Take Texas, a famously gerrymandered state. If you want to create competitive districts, you don’t have many great options. Of the state’s 254 counties, 244 were won by either Obama or Romney by at least 10 points. That's not how it used to be: Back in 1996, 92 counties were within 10 points. Perhaps unsurprisingly, these non-competitive counties tend to be extremely Republican. A whopping 176 of Texas’ 254 counties voted for Romney by more than a 40 point margin (at least 70-30). 81 of those counties voted for Romney by at least 60 points (ie 80-20). So, even a fair map would create plenty of incredibly red, safe, ultraconservative districts.
As a result, it’s very difficult to draw competitive districts that retain geographic and demographic coherence. In fact, one would need to gerrymander Texas to make competitive districts, connecting heavily Democratic cities with large minority populations to the deeply conservative countryside. And even that strategy might be struck down under the Voting Rights Act, which protects minority-majority districts.
Even though gerrymandering isn't responsible for the prevalance of extremely Republican districts, it's possible that gerrymandering still increases the overall number of Republican districts, as critics allege (although probably not by enough to flip the House, thanks to spatial inefficiency). But the fact that gerrymandering boosted the total number of House Republicans does not mean that gerrymandering made the GOP more likely to support extreme positions or shutdown the government. In fact, partisan gerrymandering usually reduces the number of extremely red districts. Why? Because the point of partisan gerrymandering isn’t to try and maximize the number of safe districts. The goal is to maximize the number of districts that are merely safe enough by packing as many of your opponents' voters as you can into a small number of extremely partisan districts while safely distributing the rest throughout your own districts. In this way, gerrymandering may actually increase the number of moderate Republicans.

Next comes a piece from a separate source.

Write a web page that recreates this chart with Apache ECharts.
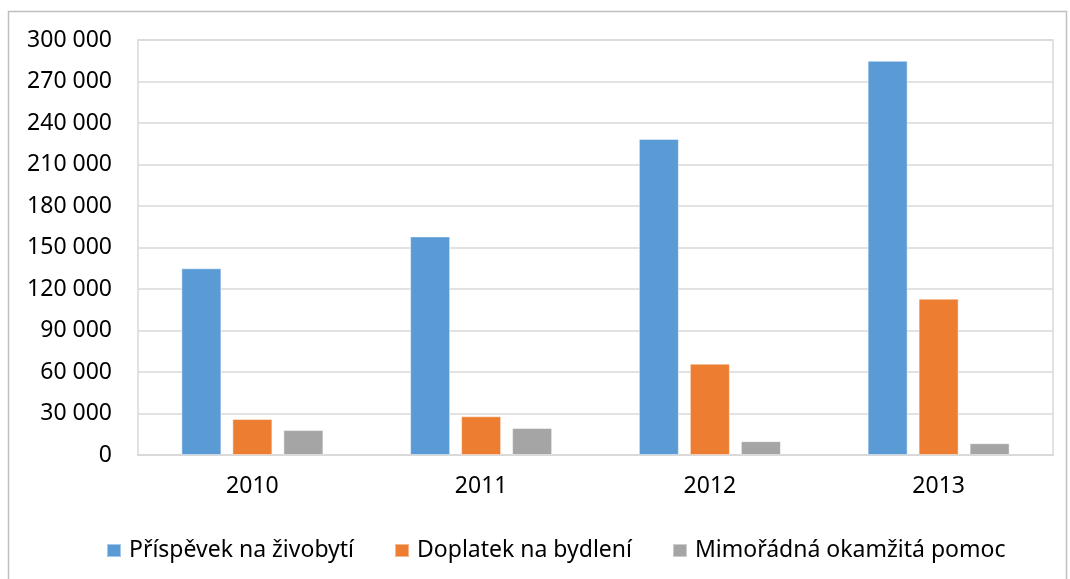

You can see this in Pennsylvania, where a highly successful Republican-led gerrymander has given the blue state’s congressional delegation a 13-5 Republican-tilt. One place where gerrymandering is most obvious is in the Philadelphia suburbs, which lean Democratic but are mainly represented by heavily gerrymandered Republican districts. In the current arrangement, Republicans packed many of the heavily Democratic inner suburbs into two Philadelphia-based districts and the 13th district, and then constructed snaking districts linking competitive suburbs with the more conservative countryside. But those additional Republican districts are still relatively moderate. And indeed, these GOP-leaning districts in the Philadelphia suburbs have elected some of the most moderate Republicans in the House, like Jim Gerlach, Michael Fitzpatrick, and Pat Meehan. All three support a clean CR. And most of the supporters of a clean CR hail from blue or purple states with Republican-led redistricting efforts.
So there's a problem in believing that gerrymandering inflated the number of House Republicans, while also thinking that gerrymandering increased the number of ultraconservative, Tea Party Republicans. That may seem surprising, but it shouldn’t be. In many respects, the GOP’s divide between relative moderates and ultraconservatives also cuts across geographic and partisan lines. In the "fiscal cliff" deal, for instance, northern, blue state Republicans were far more likely to vote for the Senate compromise than their red state, Southern counterparts. And the number of northern Republicans has been meaningfully inflated by GOP-led redistricting efforts in states like Pennsylvania, Michigan, Wisconsin, Virginia, and Ohio. Without GOP-led redistricting in those blue or purple states, the inevitably conservative Republicans in red states, locked into ultraconservative districts by racial polarization and the Voting Rights Act, would constitute an even larger share of a somewhat smaller GOP caucus, making it even more difficult to reach compromises like the fiscal cliff deal. It would be more difficult to resolve the government shutdown or debt ceiling debacle.